The Gospel According to Bruce Springsteen: Rock and Redemption, from Asbury Park to Magic
Jeffrey B. Symynkywicz
Westminster John Knox Press, 2008, 197 pp., $16.95, www.wjkbooks.com

Johnny Cash and the Great American Contradiction: Christianity and the Battle for the Soul of a Nation
Rodney Clapp
Westminster John Knox Press, 2008, 159 pp., $19.95, www.wjkbooks.com

Rapture Ready: Adventures in the Parallel Universe of Christian Pop Culture
Daniel Radosh
Scribner, 2008, 310 pp., $25, www.simonandschuster.com

Pop culture gets the theological thrice-over in these new books.

Bruce Springsteen has sold more than 50 million albums since 1973. Now Jeffrey Symynkywicz, Minister at First Parish Universalist Church in Stoughton, Mass., examines The Boss’ “defiantly hopeful” message in the latest addition to the popular Gospel According to … series.

Symynkywicz knows his stuff and helps the reader see themes in classic albums like 1984’s Born in the USA and last year’s Magic. He also provides interesting biographical and historical information (and uninteresting quotes from everyone from Augustine to Kahlil Gibran).

If you want to know more about Johnny Cash, the music legend who died in 2003, skip this book and read Steve Turner’s wonderful The Man Called Cash; but if you want to read one of today’s most insightful Christian writers riffing on America’s confused, God-haunted culture, then dive in.

Tipping his hat to thinker Stanley Hauerwas, Clapp examines “America’s simultaneous embrace of holiness and hedonism, its pining love of tradition as it carries on a headlong romantic affair with progress.” Cash is never at the center of Clapp’s narrative, but his own legendary struggles serve as the thread that weaves the book together.
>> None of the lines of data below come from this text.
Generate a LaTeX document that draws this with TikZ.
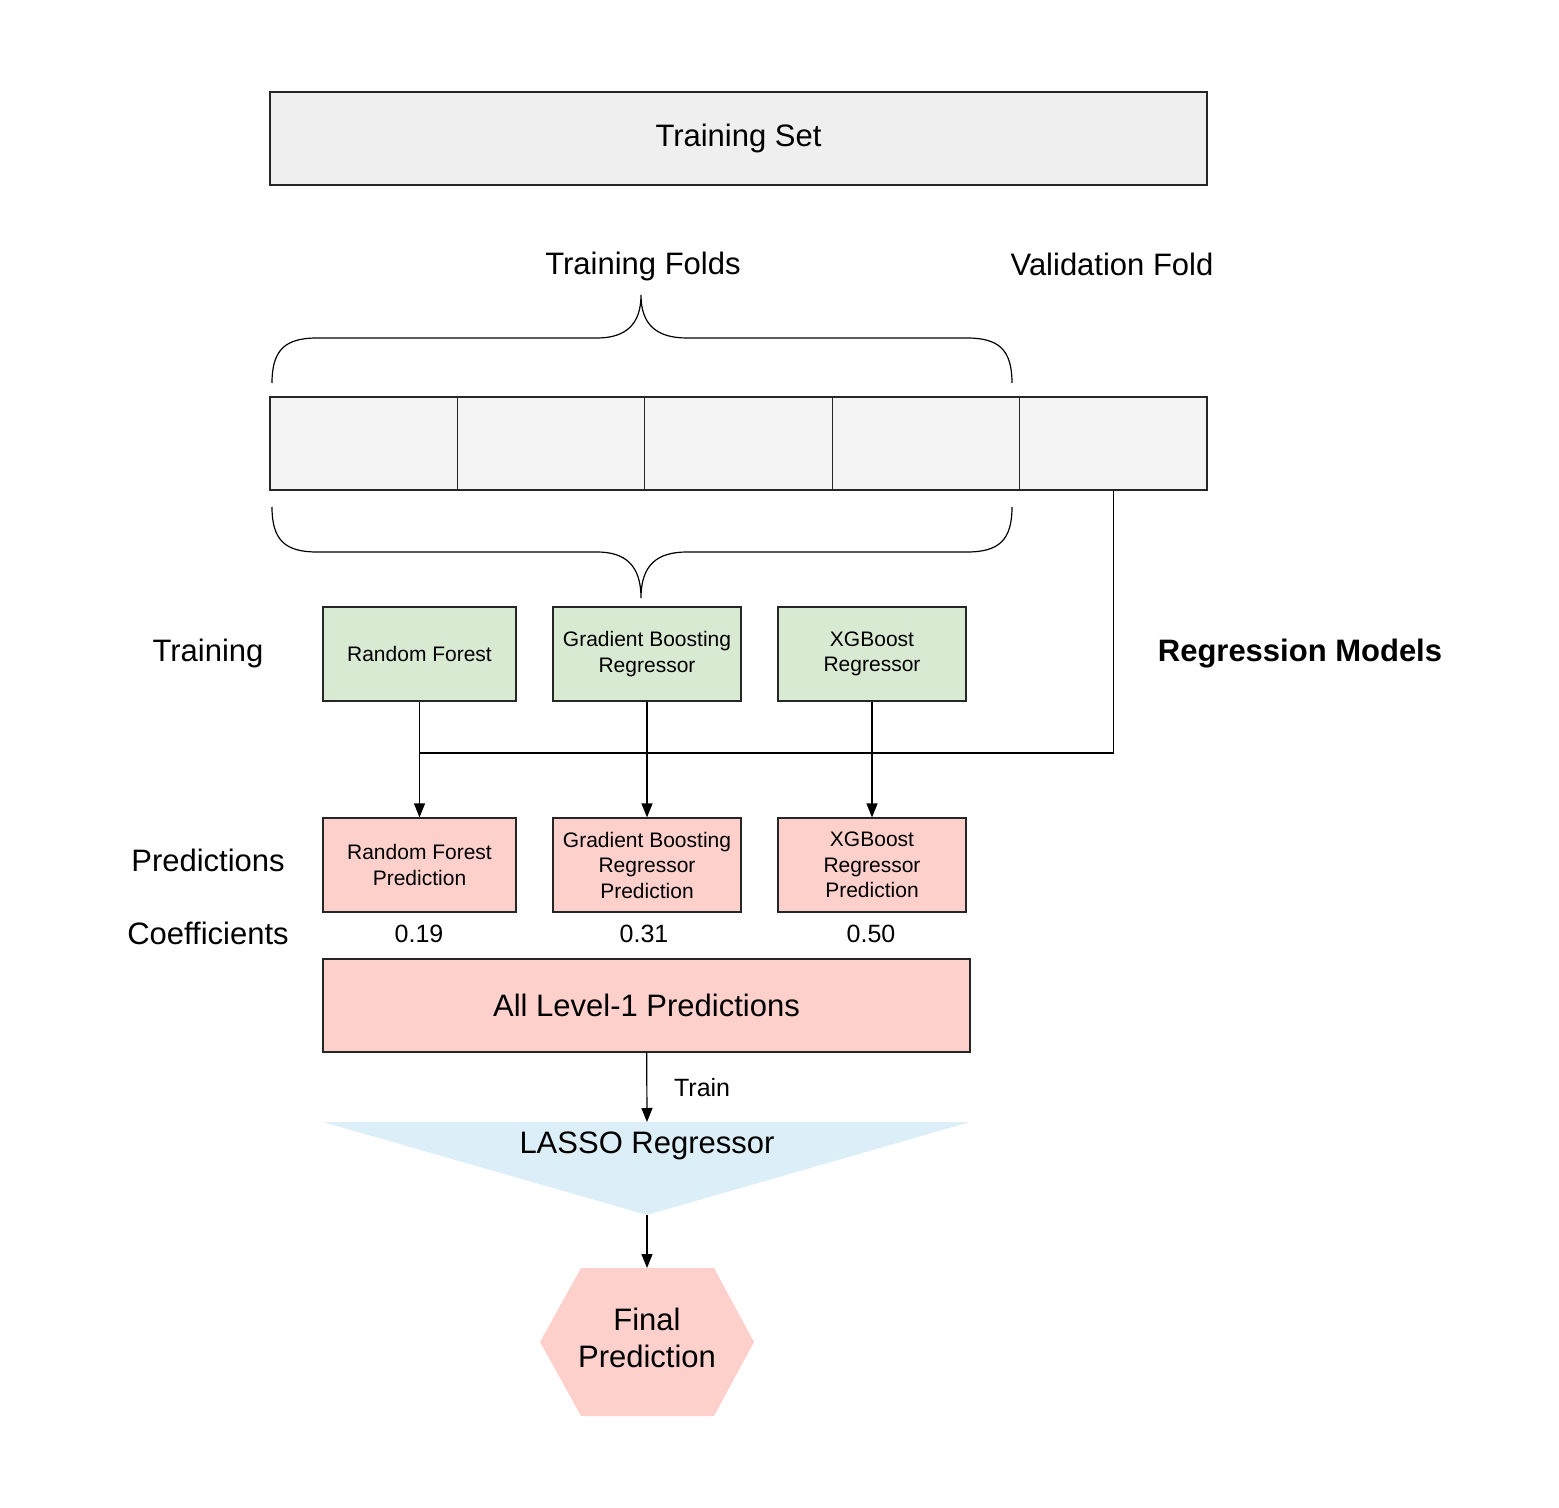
\documentclass[tikz,border=0pt]{standalone}
\usepackage{fontspec}
\setmainfont{Liberation Sans}
\usetikzlibrary{arrows.meta}

\definecolor{setgray}{RGB}{239,239,239}
\definecolor{foldgray}{RGB}{244,244,244}
\definecolor{modelgreen}{RGB}{217,234,211}
\definecolor{predpink}{RGB}{253,208,204}
\definecolor{lassoblue}{RGB}{220,238,248}

\begin{document}
\begin{tikzpicture}[
            x = 0.5pt, y = -0.5pt,
            every node/.style = {font = \fontsize{15.5}{18.6}\selectfont, align = center},
            box/.style = {draw = black!85, line width = 0.6pt, minimum height = 46.5pt, inner sep = 0pt},
            fold/.style = {box, fill = foldgray, minimum width = 93.7pt},
            model/.style = {box, fill = modelgreen, minimum width = 94pt, minimum height = 47pt,
                            font = \fontsize{10.5}{12.75}\selectfont},
            pred/.style = {model, fill = predpink},
            coef/.style = {font = \fontsize{12.5}{15}\selectfont},
            link/.style = {line width = 0.6pt, -{Triangle[length = 7pt, width = 5.5pt]}},
            brace/.style = {line width = 0.6pt}
            ]
            \useasboundingbox (0,0) rectangle (1559,1508);

            \node[box, fill = setgray, minimum width = 468.5pt] (set) at (738.5,138.5) {Training Set};
            \node (folds) at (643,266) {Training Folds};
            \node (valid) at (1112,264) {Validation Fold};

            % five folds of the training set
            \foreach \i in {1,...,5}
                \node[fold] (fold\i) at ({270+187.4*(\i-0.5)},443.5) {};

            % braces round the training folds
            \draw[brace] (272,383) .. controls (272,350) and (285,338) .. (317,338) -- (597,338)
                .. controls (625,338) and (641,325) .. (641,295)
                .. controls (641,325) and (657,338) .. (687,338) -- (967,338)
                .. controls (999,338) and (1012,350) .. (1012,383);
            \draw[brace] (272,507) .. controls (272,540) and (285,552) .. (317,552) -- (597,552)
                .. controls (625,552) and (641,565) .. (641,598)
                .. controls (641,565) and (657,552) .. (687,552) -- (967,552)
                .. controls (999,552) and (1012,540) .. (1012,507);

            % level-0 models
            \node (training) at (208,653) {Training};
            \node[font = \fontsize{15.5}{18.6}\selectfont\bfseries] (regmodels) at (1300,654) {Regression Models};
            \node[model, minimum width = 96.5pt] (rf) at (419.5,654) {Random Forest};
            \node[model] (gb) at (647,654) {Gradient Boosting\\Regressor};
            \node[model] (xgb) at (872,654) {XGBoost\\Regressor};

            % predictions on the validation fold
            \node (predictions) at (208,860) {Predictions};
            \node (coefficients) at (208,933) {Coefficients};
            \node[pred, minimum width = 96.5pt] (rfpred) at (419.5,865) {Random Forest\\Prediction};
            \node[pred] (gbpred) at (647,865) {Gradient Boosting\\Regressor\\Prediction};
            \node[pred] (xgbpred) at (872,865) {XGBoost\\Regressor\\Prediction};
            \node[coef] (rfcoef) at (419,934) {0.19};
            \node[coef] (gbcoef) at (644,934) {0.31};
            \node[coef] (xgbcoef) at (871,934) {0.50};

            \node[box, fill = predpink, minimum width = 323.5pt] (level1) at (646.5,1005.5) {All Level-1 Predictions};

            % validation fold goes to every model
            \coordinate (join) at (419.5,753);
            \draw[line width = 0.6pt] (fold5.south) |- (join);
            \draw[link] (rf) -- (rfpred);
            \draw[link] (gb) -- (gbpred);
            \draw[link] (xgb) -- (xgbpred);

            % meta learner
            \fill[lassoblue] (323,1122) -- (970,1122) -- (647,1215) coordinate (lassotip) -- cycle;
            \coordinate (lassotop) at (647,1122);
            \node (lasso) at (647,1146) {LASSO Regressor};
            \draw[link] (level1) -- (lassotop) node[coef, midway, right = 10pt] (train) {Train};

            \fill[predpink] (581,1268) -- (714,1268) -- (754,1342) -- (714,1416) -- (581,1416) -- (540,1342) -- cycle;
            \coordinate (finaltop) at (647,1268);
            \node (final) at (647,1338) {Final\\Prediction};
            \draw[link] (lassotip) -- (finaltop);
          \end{tikzpicture}
\end{document}
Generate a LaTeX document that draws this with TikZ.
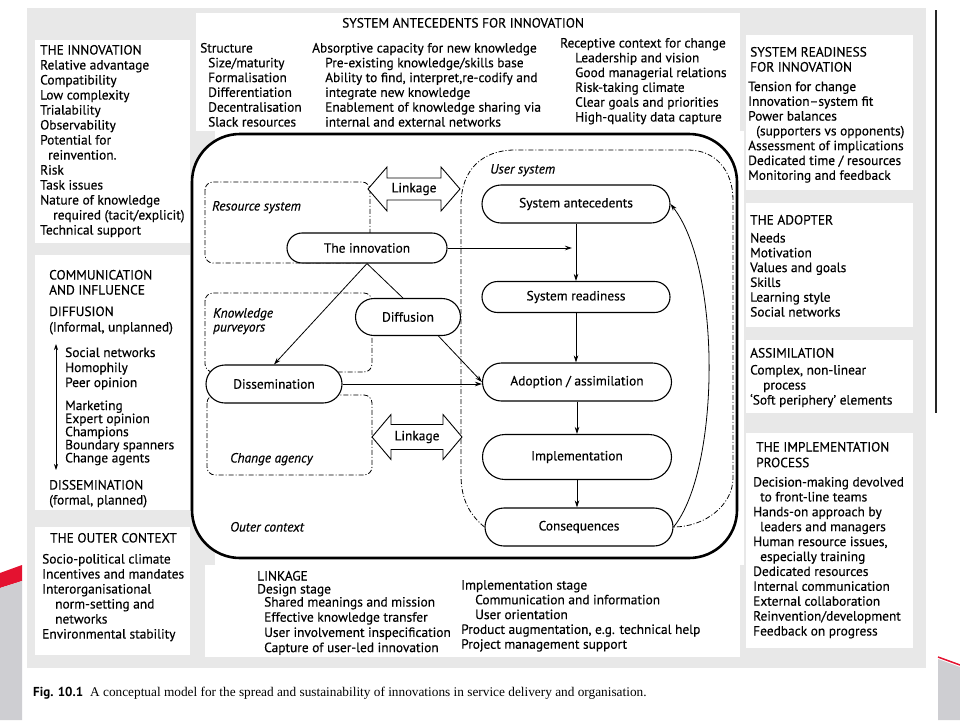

Meanwhile, Rapture Ready is an exploration of the evangelical subculture by a self-confessed “liberal New York Jew in my mid-30s.” Radosh avoids churches and focuses instead on forms of culture found at Christian stores, events and theme parks (like Orlando’s Holy Land Experience).

Radosh covers a lot of ground, and as a result he offers less depth and insight than a previous “outsider-looking-in” book, Andrew Beaujon’s excellent Body Piercing Saved My Life: Inside the Phenomenon of Christian Rock. Reading these books about the evangelical industrial complex is as fun and unsettling as looking in a carnival’s fun house mirror.